We utilised Flk1+CD31-CD34- MSCs from CML patients for 4-6 passages, and there were chromosomal abnormities, indicating that mutation of CML happened at the hematoangioblast level. We thereby hypothesized that malignant mutation existed in stem cells more primordial than HSCs. Data from functional tests proved that CML-derived MSCs had abnormal immuno-modulatory function, although their MSCs showed normal karyotype. An inhibitory effect on T cell proliferation is an important characteristic of MSC in immuno-modulatory action. A previous study, in accordance with another report, suggested that the inhibitory effect on T cell proliferation might be through cell cycle arrest. MSCs from healthy volunteers could obviously block T cells in G0/G1 phase. In this study, inhibitory effects of MDS-derived MSCs on T cell proliferation were obviously impaired. Moreover, no significant cell cycle arrest was observed in PHA-stimulated T cells cocultured with CML-derived MSCs. In addition, an inhibitory effect on T cell activation is another key point of immuno-modulatory function for MSCs, although there are still disputes[21, 22]. CD25, CD69 and CD44 are candidates for T cell activation in different phases. In our study, MSCs from healthy volunteers showed significant inhibitory effects on expression of T cell activation markers, but MSCs from CML patients showed very limited inhibitory effects. These results suggested that CML-derived MSCs have immunologic abnormalities and their application in immuno-modulation might be limited.

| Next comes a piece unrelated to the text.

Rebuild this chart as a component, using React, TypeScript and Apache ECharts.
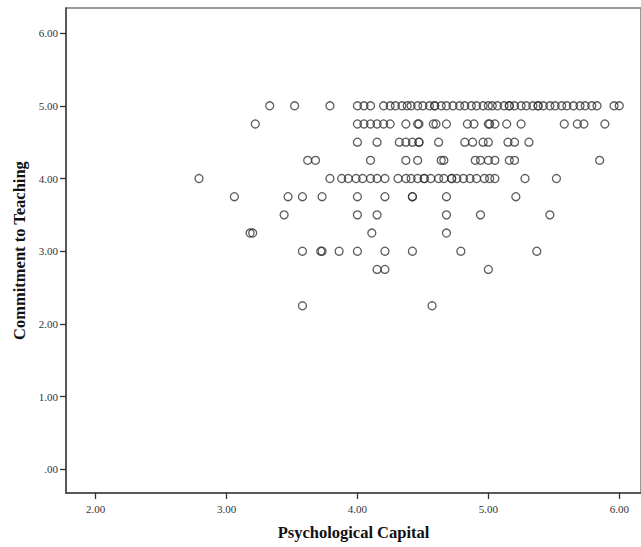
import React, { useEffect, useRef } from "react";
import * as echarts from "echarts";

// Psychological Capital (x) values, grouped by Commitment to Teaching (y) level
const commitmentLevels = [5.0, 4.75, 4.5, 4.25, 4.0, 3.75, 3.5, 3.25, 3.0, 2.75, 2.25];

const capitalAt500 = [3.33, 3.52, 3.79, 4.0, 4.05, 4.1, 4.2, 4.25, 4.29, 4.34, 4.38, 4.41, 4.46, 4.5, 4.55, 4.59, 4.59, 4.64, 4.68, 4.73, 4.78, 4.82, 4.87, 4.91, 4.96, 5.0, 5.03, 5.07, 5.12, 5.16, 5.16, 5.2, 5.25, 5.29, 5.34, 5.38, 5.38, 5.42, 5.47, 5.51, 5.56, 5.6, 5.65, 5.7, 5.74, 5.79, 5.83, 5.96, 6.0];
const capitalAt475 = [3.22, 4.0, 4.05, 4.1, 4.15, 4.2, 4.25, 4.37, 4.46, 4.47, 4.58, 4.6, 4.68, 4.84, 4.89, 5.0, 5.01, 5.05, 5.14, 5.25, 5.58, 5.68, 5.73, 5.89];
const capitalAt450 = [4.0, 4.15, 4.32, 4.37, 4.42, 4.47, 4.47, 4.62, 4.82, 4.88, 4.96, 5.0, 5.15, 5.2, 5.31];
const capitalAt425 = [3.62, 3.68, 4.1, 4.37, 4.46, 4.64, 4.66, 4.9, 4.94, 5.0, 5.05, 5.16, 5.2, 5.85];
const capitalAt400 = [2.79, 3.79, 3.88, 3.93, 3.99, 4.04, 4.1, 4.15, 4.21, 4.31, 4.37, 4.41, 4.46, 4.51, 4.51, 4.56, 4.62, 4.66, 4.72, 4.72, 4.76, 4.81, 4.86, 4.91, 4.97, 5.01, 5.05, 5.28, 5.52];
const capitalAt375 = [3.06, 3.47, 3.58, 3.73, 4.0, 4.21, 4.42, 4.42, 4.68, 5.21];
const capitalAt350 = [3.44, 4.0, 4.15, 4.68, 4.94, 5.47];
const capitalAt325 = [3.18, 3.2, 4.11, 4.68];
const capitalAt300 = [3.58, 3.72, 3.73, 3.86, 4.0, 4.21, 4.42, 4.79, 5.37];
const capitalAt275 = [4.15, 4.21, 5.0];
const capitalAt225 = [3.58, 4.57];

const capitalRows = [
  capitalAt500, capitalAt475, capitalAt450, capitalAt425, capitalAt400,
  capitalAt375, capitalAt350, capitalAt325, capitalAt300, capitalAt275, capitalAt225,
];

const xTicks = [2, 3, 4, 5, 6];
const yTicks = [0, 1, 2, 3, 4, 5, 6];

const fmt = (v: number) => (v === 0 ? ".00" : v.toFixed(2));

export default function App() {
  const ref = useRef<HTMLDivElement>(null);
  useEffect(() => {
    if (!ref.current) return;
    const chart = echarts.init(ref.current, undefined, { renderer: "svg" });
    const points: number[][] = [];
    capitalRows.forEach((row, i) => {
      row.forEach((x) => points.push([x, commitmentLevels[i]]));
    });
    const serif = "'Liberation Serif', 'Times New Roman', serif";
    chart.setOption({
      animation: false,
      backgroundColor: "#ffffff",
      grid: {
        left: 66,
        top: 8,
        right: -3,
        bottom: 54,
        show: true,
        borderColor: "#777",
        borderWidth: 1.5,
        backgroundColor: "transparent",
      },
      xAxis: {
        type: "value",
        min: 1.774,
        max: 6.166,
        name: "Psychological Capital",
        nameLocation: "middle",
        nameGap: 31,
        nameTextStyle: { fontFamily: serif, fontWeight: "bold", fontSize: 16.5, color: "#111" },
        axisLine: { show: true, onZero: false, lineStyle: { color: "#444", width: 1.5 } },
        axisTick: { show: true, customValues: xTicks, length: 6, lineStyle: { color: "#333", width: 1.3 } },
        axisLabel: { customValues: xTicks, formatter: fmt, margin: 10, fontFamily: serif, fontSize: 11, color: "#333" },
        splitLine: { show: false },
      },
      yAxis: {
        type: "value",
        min: -0.325,
        max: 6.345,
        name: "Commitment to Teaching",
        nameLocation: "middle",
        nameGap: 34,
        nameTextStyle: { fontFamily: serif, fontWeight: "bold", fontSize: 16.5, color: "#111" },
        axisLine: { show: true, onZero: false, lineStyle: { color: "#444", width: 1.5 } },
        axisTick: { show: true, customValues: yTicks, length: 6, lineStyle: { color: "#333", width: 1.3 } },
        axisLabel: { customValues: yTicks, formatter: fmt, margin: 8, fontFamily: serif, fontSize: 11, color: "#333" },
        splitLine: { show: false },
      },
      series: [
        {
          type: "scatter",
          data: points,
          symbol: "circle",
          symbolSize: 8,
          itemStyle: { color: "rgba(0,0,0,0)", borderColor: "#333", borderWidth: 1.3 },
          emphasis: { disabled: true },
        },
      ],
    });
    return () => chart.dispose();
  }, []);
  return (
    <div
      ref={ref}
      style={{ position: "fixed", left: 0, top: 0, width: 641, height: 547, background: "#fff" }}
    />
  );
}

Normally, the invasion and metastasis by malignant tumor cells consists of three major steps: the receptor-mediated adhesion of tumor cells to the extracellular matrix, the degradation of the extracellular matrix by the proteinase secreted by the tumor cells, and the transfer and proliferation of tumor cells. So, the loose of ECM and secreted cytokines are important for the metastasis of the tumor cells from the primary tumor. Pathological conditions will change the tumor cell fate leading to invasion and metastasis, Local secretion of proteases have been implicated in this tumor-stroma crosstalk. Matrix Metalloproteinase-9 (MMP-9) is one of them which has the preferential ability to degrade denatured collagens (gelatin) and collagen type IV, the 2 main components of basement membranes and therefore plays a critical role in tumour progression and metastaisis. Moreover, its expression increases with the increased or greater proliferation of tumor cells.
We used a ds-RNA to interfere with the expression of MMP-9 gene in CML MSC and our findings support the conclusion that MMP-9 constitutes a trigger for the switch between adhesive and invasive states in CML MSC by changing the ICAM-1 from membrane-anchored state to solvable one leading to tumor cell immune evasion and metastasis.
In conclusion, the immune function of CML patient-derived MSCs showed that their immuno-modulatory ability, compared to MSCs from healthy volunteers, was impaired, whichmight be a cause for an abnormal hematopoietic environment. This indicates that autologous MSCs transplantation might be futile. Instead, allogenic MSCs transplantation might be a better choice to ameliorate CML.